My animal year is Rooster. And I was told that there is bad luck happening to me this year. However, they told me that in order to avoid bad luck, I should wear something that has magic in it. I am kind of scare sometime, but I will look at all the good luck that I will get during this year.
Sothy Eng, Lubbock, Texas

It doesn't matter how many people have been doing it for how long: astrology is dangerous superstitious nonsense that robs people of control of their own lives. You're much likelier to have a good year if you take responsibility for your own decisions instead of surrendering to non-existent external forces. I'd like to wish everyone a Happy & Rational New Year!
Larry, Leeds, UK

Rooster years can be quite frustrating, with much effort put in for little gain. Also, there could be a continuation or culmination of the conflicts that started in Year of Monkey. But it is more likely that people will stand still rather than be forced backwards. We will be celebrating in London Chinatown on Sunday with firecrackers and Lion Dance.
Anya, London, UK

It is tough not being able to celebrate Lunar New Year with my family
Christina S, London, UK
It is tough not being able to celebrate Lunar New Year with my family.

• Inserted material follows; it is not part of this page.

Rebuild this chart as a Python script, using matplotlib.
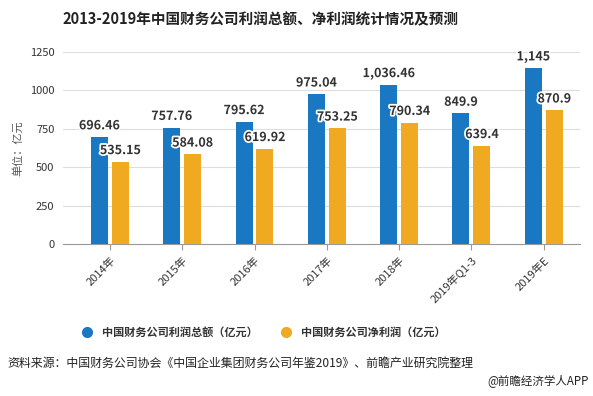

Homesickness crept into me. Fortunately my husband and friends are very supportive towards me during this period. So, I am going to decorate my house, play new year songs and call my family to wish them a prosperous new year.
Christina S, London, UK

I will be celebrating with my family eating food, and I think that this New Year will bring us whatever we make it. I depends on us people of the world make the changes that we need
Han-Rui Chiew, Istanbul, Turkey

Being a rabbit, the rooster is the exact opposite on my chart. Therefore, according to the books on the Chinese animals etc., I'm in for a hard year that will be difficult and the rooster will try and make life awful for me! So I'm bracing myself for the worst!
Charles, Shrewsbury, England

Is this as exact a science as that practised by Russell Grant? Wake up people, it's 2005. There's no need to bark at the moon any more.